= Instructions for the task =
Only the lines from the start of the data through the line with "group_pos = list(range(len(categories)))" belong in the copy. Restate them word for word, minus the pictures.

= Collected data =
********

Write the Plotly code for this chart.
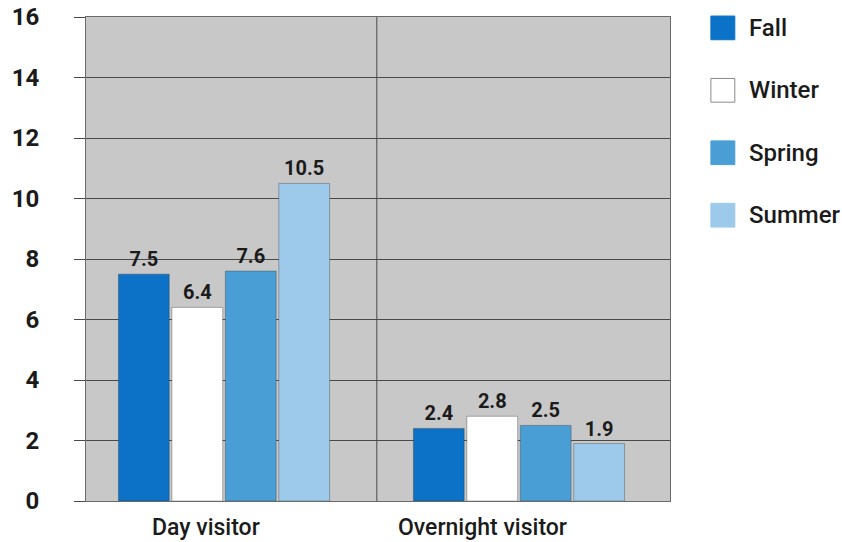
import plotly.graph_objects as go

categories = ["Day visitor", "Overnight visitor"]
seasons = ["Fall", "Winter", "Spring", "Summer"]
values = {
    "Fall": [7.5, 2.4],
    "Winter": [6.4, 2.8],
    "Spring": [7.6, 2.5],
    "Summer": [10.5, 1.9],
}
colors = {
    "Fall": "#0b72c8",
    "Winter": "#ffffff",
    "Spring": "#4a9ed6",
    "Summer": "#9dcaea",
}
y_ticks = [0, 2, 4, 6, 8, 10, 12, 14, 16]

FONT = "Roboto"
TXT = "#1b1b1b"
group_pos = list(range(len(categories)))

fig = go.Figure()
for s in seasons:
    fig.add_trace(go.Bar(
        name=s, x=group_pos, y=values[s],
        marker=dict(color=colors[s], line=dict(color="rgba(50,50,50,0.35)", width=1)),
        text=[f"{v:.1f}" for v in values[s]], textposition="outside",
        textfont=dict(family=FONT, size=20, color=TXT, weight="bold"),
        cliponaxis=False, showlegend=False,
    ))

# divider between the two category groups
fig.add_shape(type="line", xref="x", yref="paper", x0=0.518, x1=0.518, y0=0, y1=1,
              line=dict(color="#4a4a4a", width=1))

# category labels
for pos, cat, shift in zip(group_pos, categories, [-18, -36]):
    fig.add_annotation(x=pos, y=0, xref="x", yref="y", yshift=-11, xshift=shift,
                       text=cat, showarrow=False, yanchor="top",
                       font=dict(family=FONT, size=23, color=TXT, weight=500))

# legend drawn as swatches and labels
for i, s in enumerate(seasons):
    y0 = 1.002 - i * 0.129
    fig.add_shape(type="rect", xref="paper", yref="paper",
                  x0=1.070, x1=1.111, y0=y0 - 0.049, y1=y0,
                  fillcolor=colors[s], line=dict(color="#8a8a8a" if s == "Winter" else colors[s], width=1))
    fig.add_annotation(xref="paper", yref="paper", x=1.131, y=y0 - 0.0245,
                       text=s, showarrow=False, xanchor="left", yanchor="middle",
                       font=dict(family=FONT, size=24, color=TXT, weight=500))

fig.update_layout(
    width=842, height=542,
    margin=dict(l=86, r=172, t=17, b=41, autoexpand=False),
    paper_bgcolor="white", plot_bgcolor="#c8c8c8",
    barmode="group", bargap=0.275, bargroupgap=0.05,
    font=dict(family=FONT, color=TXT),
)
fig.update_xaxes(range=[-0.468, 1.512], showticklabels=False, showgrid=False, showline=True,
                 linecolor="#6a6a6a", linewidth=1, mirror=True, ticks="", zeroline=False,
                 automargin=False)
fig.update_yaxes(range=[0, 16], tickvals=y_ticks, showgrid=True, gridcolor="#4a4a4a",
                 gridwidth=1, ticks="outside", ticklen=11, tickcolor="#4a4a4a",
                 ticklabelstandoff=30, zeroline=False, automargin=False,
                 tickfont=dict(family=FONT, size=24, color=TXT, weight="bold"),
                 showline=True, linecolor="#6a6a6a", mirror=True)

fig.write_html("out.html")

********

= Complete response =
Write the Plotly code for this chart.
import plotly.graph_objects as go

categories = ["Day visitor", "Overnight visitor"]
seasons = ["Fall", "Winter", "Spring", "Summer"]
values = {
    "Fall": [7.5, 2.4],
    "Winter": [6.4, 2.8],
    "Spring": [7.6, 2.5],
    "Summer": [10.5, 1.9],
}
colors = {
    "Fall": "#0b72c8",
    "Winter": "#ffffff",
    "Spring": "#4a9ed6",
    "Summer": "#9dcaea",
}
y_ticks = [0, 2, 4, 6, 8, 10, 12, 14, 16]

FONT = "Roboto"
TXT = "#1b1b1b"
group_pos = list(range(len(categories)))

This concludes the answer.